━━ MATERIAL FOR THE TASK
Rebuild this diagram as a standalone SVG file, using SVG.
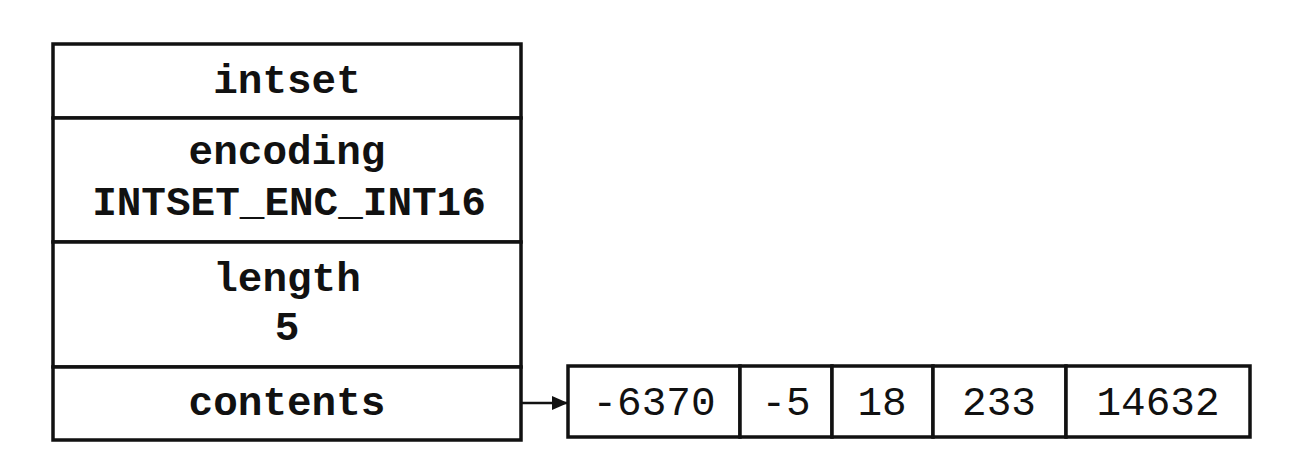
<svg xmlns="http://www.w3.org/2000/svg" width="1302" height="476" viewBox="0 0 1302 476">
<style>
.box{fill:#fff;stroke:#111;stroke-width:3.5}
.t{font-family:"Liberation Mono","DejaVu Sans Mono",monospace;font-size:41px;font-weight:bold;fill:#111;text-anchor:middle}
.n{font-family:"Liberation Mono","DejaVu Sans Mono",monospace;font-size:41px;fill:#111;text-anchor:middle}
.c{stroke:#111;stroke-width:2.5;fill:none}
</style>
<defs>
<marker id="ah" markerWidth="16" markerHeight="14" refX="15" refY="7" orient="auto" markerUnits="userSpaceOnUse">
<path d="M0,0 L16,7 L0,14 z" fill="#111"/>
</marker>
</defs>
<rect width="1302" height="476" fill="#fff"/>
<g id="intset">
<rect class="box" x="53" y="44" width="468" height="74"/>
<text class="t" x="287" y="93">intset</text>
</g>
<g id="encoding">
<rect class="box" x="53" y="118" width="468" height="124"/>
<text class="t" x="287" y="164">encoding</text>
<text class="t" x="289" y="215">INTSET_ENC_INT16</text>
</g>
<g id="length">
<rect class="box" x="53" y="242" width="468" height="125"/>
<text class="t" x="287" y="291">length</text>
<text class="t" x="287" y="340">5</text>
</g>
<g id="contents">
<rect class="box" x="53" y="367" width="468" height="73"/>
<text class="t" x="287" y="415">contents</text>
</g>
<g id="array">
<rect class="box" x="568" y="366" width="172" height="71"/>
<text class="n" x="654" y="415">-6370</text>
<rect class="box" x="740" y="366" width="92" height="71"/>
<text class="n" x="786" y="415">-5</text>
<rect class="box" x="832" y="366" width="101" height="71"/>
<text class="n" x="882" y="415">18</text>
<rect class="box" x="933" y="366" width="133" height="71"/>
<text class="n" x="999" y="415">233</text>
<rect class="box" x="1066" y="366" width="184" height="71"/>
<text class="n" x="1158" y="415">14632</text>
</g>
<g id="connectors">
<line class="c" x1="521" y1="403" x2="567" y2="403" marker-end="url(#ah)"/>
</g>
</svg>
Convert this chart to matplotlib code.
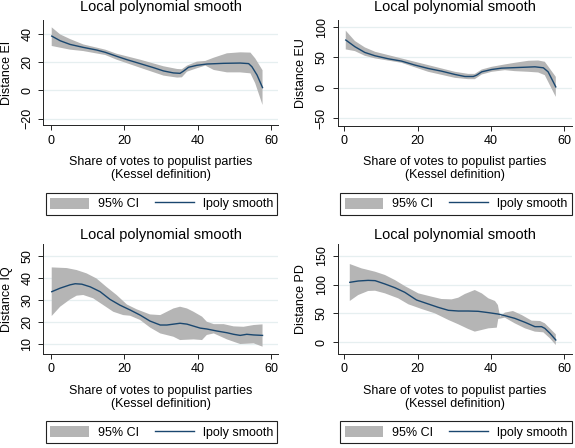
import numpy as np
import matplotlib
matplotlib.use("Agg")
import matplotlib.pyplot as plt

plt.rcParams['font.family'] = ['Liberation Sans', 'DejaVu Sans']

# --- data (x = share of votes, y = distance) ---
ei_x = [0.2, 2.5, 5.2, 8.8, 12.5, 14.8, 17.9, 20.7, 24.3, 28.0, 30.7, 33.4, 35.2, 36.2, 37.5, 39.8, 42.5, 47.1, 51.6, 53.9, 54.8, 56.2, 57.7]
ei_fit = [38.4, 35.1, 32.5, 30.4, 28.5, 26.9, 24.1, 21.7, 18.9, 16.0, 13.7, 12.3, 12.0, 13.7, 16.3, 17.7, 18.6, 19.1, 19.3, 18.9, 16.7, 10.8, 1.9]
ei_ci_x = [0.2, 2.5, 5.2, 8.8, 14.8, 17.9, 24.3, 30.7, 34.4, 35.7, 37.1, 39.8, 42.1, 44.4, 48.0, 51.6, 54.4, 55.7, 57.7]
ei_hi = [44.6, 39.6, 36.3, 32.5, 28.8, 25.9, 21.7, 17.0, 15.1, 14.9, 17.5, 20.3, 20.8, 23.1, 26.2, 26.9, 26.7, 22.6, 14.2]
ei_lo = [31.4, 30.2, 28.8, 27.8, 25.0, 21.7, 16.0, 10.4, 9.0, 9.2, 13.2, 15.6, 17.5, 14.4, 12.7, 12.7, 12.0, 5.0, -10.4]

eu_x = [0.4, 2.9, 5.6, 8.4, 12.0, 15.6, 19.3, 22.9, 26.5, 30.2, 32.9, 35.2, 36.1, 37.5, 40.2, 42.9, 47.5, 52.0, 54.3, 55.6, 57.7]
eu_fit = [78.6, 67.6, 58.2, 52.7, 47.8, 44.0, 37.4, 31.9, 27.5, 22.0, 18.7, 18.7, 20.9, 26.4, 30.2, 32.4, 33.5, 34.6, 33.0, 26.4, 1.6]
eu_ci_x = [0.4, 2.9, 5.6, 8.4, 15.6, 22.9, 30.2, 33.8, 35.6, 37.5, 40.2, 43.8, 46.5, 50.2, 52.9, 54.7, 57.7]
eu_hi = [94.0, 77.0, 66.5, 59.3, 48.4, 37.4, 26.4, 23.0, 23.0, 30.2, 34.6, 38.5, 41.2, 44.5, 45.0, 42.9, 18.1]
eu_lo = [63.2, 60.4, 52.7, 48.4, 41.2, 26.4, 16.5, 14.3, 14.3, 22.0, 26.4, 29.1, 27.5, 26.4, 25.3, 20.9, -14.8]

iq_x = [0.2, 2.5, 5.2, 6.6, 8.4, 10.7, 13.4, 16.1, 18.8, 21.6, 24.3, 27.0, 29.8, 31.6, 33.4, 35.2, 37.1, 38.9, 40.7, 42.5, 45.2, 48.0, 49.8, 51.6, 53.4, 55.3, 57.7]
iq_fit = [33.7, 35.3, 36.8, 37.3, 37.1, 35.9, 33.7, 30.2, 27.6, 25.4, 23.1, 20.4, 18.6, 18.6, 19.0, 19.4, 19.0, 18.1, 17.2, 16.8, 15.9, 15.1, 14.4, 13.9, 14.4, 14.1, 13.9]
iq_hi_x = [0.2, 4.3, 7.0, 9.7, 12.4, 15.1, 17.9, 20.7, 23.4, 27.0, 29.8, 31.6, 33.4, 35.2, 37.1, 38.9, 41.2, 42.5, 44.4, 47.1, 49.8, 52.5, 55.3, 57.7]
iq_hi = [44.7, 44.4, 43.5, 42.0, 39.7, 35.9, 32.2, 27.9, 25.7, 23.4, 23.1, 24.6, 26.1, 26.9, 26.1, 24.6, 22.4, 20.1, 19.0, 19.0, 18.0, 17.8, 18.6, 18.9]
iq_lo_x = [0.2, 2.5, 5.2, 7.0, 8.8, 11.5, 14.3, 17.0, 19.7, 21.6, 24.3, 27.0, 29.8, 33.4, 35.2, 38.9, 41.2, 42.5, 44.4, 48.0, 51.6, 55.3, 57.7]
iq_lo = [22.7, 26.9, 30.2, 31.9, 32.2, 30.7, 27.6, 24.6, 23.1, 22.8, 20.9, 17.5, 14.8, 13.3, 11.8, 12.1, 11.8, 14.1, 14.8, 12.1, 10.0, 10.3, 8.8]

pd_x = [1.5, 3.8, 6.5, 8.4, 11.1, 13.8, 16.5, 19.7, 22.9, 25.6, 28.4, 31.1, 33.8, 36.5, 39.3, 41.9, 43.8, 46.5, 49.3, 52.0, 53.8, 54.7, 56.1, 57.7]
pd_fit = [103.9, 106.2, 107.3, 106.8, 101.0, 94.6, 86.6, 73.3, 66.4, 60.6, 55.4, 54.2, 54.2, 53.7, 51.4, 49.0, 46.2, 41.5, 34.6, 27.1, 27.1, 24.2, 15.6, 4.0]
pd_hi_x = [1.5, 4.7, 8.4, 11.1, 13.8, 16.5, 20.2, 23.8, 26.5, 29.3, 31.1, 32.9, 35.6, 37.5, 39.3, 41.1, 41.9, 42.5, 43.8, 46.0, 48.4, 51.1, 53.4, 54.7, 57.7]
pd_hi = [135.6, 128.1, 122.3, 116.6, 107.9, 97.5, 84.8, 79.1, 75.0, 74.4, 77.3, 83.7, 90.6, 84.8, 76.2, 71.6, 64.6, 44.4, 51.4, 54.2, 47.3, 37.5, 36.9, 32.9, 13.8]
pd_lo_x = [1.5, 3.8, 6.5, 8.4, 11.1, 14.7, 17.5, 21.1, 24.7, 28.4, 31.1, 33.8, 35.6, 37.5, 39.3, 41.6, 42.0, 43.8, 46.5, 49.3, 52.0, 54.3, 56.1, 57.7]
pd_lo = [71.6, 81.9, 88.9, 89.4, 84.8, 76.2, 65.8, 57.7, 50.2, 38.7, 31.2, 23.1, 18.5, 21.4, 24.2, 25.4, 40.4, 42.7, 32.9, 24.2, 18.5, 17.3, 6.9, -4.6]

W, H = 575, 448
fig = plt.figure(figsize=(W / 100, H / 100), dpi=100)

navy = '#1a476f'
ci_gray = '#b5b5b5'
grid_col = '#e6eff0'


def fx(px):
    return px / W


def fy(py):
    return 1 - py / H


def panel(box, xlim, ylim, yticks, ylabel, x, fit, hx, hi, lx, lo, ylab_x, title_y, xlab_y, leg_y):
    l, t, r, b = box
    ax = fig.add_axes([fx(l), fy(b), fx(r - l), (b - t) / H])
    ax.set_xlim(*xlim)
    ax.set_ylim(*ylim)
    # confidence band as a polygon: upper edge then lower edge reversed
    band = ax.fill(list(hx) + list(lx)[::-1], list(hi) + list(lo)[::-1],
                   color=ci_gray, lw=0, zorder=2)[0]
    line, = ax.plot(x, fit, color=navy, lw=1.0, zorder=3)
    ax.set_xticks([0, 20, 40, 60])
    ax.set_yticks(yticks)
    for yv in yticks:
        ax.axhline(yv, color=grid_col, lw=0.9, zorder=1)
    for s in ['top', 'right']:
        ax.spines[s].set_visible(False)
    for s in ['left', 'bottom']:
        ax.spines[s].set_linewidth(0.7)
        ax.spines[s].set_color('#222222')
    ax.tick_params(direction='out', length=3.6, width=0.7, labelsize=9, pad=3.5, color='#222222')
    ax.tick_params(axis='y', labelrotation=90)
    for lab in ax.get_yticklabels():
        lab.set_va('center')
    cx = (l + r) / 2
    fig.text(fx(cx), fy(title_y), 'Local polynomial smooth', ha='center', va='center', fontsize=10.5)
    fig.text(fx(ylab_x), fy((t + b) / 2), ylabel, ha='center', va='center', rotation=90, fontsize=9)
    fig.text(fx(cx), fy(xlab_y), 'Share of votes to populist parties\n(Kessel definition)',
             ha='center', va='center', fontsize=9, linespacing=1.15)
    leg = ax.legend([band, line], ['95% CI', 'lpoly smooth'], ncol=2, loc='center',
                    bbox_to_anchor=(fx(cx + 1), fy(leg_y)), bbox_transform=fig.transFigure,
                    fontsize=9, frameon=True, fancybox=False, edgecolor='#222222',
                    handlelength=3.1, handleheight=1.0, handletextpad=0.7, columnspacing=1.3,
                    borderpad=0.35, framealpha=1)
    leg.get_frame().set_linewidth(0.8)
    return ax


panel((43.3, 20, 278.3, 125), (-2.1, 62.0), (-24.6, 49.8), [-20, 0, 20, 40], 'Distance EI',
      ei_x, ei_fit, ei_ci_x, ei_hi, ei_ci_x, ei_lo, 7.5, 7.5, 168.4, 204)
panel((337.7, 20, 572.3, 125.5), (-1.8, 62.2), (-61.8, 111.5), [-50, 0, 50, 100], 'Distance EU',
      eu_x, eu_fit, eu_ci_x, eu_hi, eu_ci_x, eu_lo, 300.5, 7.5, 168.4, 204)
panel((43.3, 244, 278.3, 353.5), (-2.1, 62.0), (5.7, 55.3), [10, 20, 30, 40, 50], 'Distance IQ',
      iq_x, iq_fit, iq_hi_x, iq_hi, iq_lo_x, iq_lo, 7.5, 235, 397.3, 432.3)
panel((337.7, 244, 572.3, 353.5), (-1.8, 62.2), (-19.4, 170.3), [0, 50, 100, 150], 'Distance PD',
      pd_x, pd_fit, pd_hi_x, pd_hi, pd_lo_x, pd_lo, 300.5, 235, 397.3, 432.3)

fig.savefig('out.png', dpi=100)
━━━━
— WORK INSTRUCTIONS —
Quote exactly what appears from the line containing "Convert this chart to matplotlib code." through the line containing "25.3, 20.9, -14.8]", both included, except for the pictures, and nothing more.

— SOLVED PROBLEM —
Convert this chart to matplotlib code.
import numpy as np
import matplotlib
matplotlib.use("Agg")
import matplotlib.pyplot as plt

plt.rcParams['font.family'] = ['Liberation Sans', 'DejaVu Sans']

# --- data (x = share of votes, y = distance) ---
ei_x = [0.2, 2.5, 5.2, 8.8, 12.5, 14.8, 17.9, 20.7, 24.3, 28.0, 30.7, 33.4, 35.2, 36.2, 37.5, 39.8, 42.5, 47.1, 51.6, 53.9, 54.8, 56.2, 57.7]
ei_fit = [38.4, 35.1, 32.5, 30.4, 28.5, 26.9, 24.1, 21.7, 18.9, 16.0, 13.7, 12.3, 12.0, 13.7, 16.3, 17.7, 18.6, 19.1, 19.3, 18.9, 16.7, 10.8, 1.9]
ei_ci_x = [0.2, 2.5, 5.2, 8.8, 14.8, 17.9, 24.3, 30.7, 34.4, 35.7, 37.1, 39.8, 42.1, 44.4, 48.0, 51.6, 54.4, 55.7, 57.7]
ei_hi = [44.6, 39.6, 36.3, 32.5, 28.8, 25.9, 21.7, 17.0, 15.1, 14.9, 17.5, 20.3, 20.8, 23.1, 26.2, 26.9, 26.7, 22.6, 14.2]
ei_lo = [31.4, 30.2, 28.8, 27.8, 25.0, 21.7, 16.0, 10.4, 9.0, 9.2, 13.2, 15.6, 17.5, 14.4, 12.7, 12.7, 12.0, 5.0, -10.4]

eu_x = [0.4, 2.9, 5.6, 8.4, 12.0, 15.6, 19.3, 22.9, 26.5, 30.2, 32.9, 35.2, 36.1, 37.5, 40.2, 42.9, 47.5, 52.0, 54.3, 55.6, 57.7]
eu_fit = [78.6, 67.6, 58.2, 52.7, 47.8, 44.0, 37.4, 31.9, 27.5, 22.0, 18.7, 18.7, 20.9, 26.4, 30.2, 32.4, 33.5, 34.6, 33.0, 26.4, 1.6]
eu_ci_x = [0.4, 2.9, 5.6, 8.4, 15.6, 22.9, 30.2, 33.8, 35.6, 37.5, 40.2, 43.8, 46.5, 50.2, 52.9, 54.7, 57.7]
eu_hi = [94.0, 77.0, 66.5, 59.3, 48.4, 37.4, 26.4, 23.0, 23.0, 30.2, 34.6, 38.5, 41.2, 44.5, 45.0, 42.9, 18.1]
eu_lo = [63.2, 60.4, 52.7, 48.4, 41.2, 26.4, 16.5, 14.3, 14.3, 22.0, 26.4, 29.1, 27.5, 26.4, 25.3, 20.9, -14.8]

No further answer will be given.